In response, Columbia concluded that the judgment constituted a “notice of circumstance” rather than a “claim” under the policy terms. Ace American agreed with Columbia’s assessment.
The disagreement led to legal action. Columbia filed for declaratory judgment, asserting it had no obligation to provide coverage. State Auto countered with a breach of contract claim.
The district court ruled in Columbia’s favor, stating that the 2017 demand letter sent by the estate was not a claim made against State Auto. The appeals court affirmed this view, reasoning that the demand letter aimed to settle claims against The Waves, not the insurer.
The court also found that even if the letter had been considered a claim, it did not meet the threshold required for E&O coverage. The court said that while the letter included bad faith allegations, it did not constitute a formal claim of wrongful conduct by State Auto in providing or failing to provide professional services.
Under the E&O policies in question, coverage would only apply if a claim had been made directly against State Auto for a wrongful act in the performance of professional services. The court concluded that the threshold was not met.
Wrongful death lawsuits intersecting with E&O insurance have garnered attention in recent years, highlighting the complexities of professional liability coverage in such cases.
In Western World Insurance Company v. NIAC, two Scientology-affiliated rehabilitation centers were sued for wrongful death and severe injuries due to staff misconduct. The court ruled that NIAC's professional liability policy obligated them to defend the centers, rejecting NIAC's narrow interpretation of policy exclusions.

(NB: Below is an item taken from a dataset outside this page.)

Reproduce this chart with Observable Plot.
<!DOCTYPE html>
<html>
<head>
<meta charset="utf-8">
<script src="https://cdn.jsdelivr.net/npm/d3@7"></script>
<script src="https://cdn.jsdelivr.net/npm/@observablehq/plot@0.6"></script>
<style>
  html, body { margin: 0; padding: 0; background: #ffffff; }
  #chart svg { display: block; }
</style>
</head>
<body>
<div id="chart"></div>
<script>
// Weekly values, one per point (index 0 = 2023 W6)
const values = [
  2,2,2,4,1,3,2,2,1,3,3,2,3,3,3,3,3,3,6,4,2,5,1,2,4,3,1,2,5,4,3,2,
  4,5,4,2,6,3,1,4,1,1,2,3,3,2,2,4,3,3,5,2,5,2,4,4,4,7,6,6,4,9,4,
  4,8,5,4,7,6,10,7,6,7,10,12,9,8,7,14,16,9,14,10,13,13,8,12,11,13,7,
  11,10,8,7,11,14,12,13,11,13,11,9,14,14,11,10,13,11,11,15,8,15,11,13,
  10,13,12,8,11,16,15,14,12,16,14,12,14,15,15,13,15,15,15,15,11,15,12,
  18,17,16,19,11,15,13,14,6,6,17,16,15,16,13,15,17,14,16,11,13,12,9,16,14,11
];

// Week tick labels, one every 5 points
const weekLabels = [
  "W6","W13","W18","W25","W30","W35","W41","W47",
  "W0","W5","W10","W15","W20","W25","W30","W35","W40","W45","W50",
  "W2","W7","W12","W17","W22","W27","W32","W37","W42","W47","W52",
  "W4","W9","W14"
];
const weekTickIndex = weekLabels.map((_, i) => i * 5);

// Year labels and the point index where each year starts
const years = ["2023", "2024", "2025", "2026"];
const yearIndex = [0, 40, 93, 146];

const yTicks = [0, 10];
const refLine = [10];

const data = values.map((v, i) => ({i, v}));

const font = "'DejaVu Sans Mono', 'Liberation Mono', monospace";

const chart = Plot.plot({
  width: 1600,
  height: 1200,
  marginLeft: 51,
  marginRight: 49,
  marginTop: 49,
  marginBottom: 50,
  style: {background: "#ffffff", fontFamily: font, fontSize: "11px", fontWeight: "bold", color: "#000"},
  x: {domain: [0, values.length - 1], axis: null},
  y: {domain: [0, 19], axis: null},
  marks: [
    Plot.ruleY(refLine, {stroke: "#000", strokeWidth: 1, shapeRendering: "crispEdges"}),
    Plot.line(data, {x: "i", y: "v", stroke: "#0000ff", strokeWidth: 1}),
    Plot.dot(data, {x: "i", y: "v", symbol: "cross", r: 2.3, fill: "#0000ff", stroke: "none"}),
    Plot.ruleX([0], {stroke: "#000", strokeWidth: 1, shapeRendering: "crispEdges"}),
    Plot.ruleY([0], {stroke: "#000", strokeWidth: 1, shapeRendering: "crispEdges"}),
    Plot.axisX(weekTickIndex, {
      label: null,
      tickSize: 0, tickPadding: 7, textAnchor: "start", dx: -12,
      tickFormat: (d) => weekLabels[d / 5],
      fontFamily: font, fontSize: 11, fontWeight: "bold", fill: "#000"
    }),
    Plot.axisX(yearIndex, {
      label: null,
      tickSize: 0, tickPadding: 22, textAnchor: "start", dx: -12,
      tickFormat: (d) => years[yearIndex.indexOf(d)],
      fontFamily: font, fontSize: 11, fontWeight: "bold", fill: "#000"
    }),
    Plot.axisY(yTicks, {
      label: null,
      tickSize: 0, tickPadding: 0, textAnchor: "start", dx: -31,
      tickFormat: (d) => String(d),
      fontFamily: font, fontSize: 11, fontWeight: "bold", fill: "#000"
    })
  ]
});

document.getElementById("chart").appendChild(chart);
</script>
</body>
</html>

Courts have examined how E&O policies define "interrelated wrongful acts." In cases where multiple claims stem from a series of related professional errors, insurers may treat them as a single claim under the policy, affecting coverage limits and defense obligations.
E&O policies are also often "claims-made," requiring that claims be reported within the policy period. Delays in reporting or claims arising after policy expiration can lead to coverage disputes, as seen in cases where the timing of the claim notification was pivotal.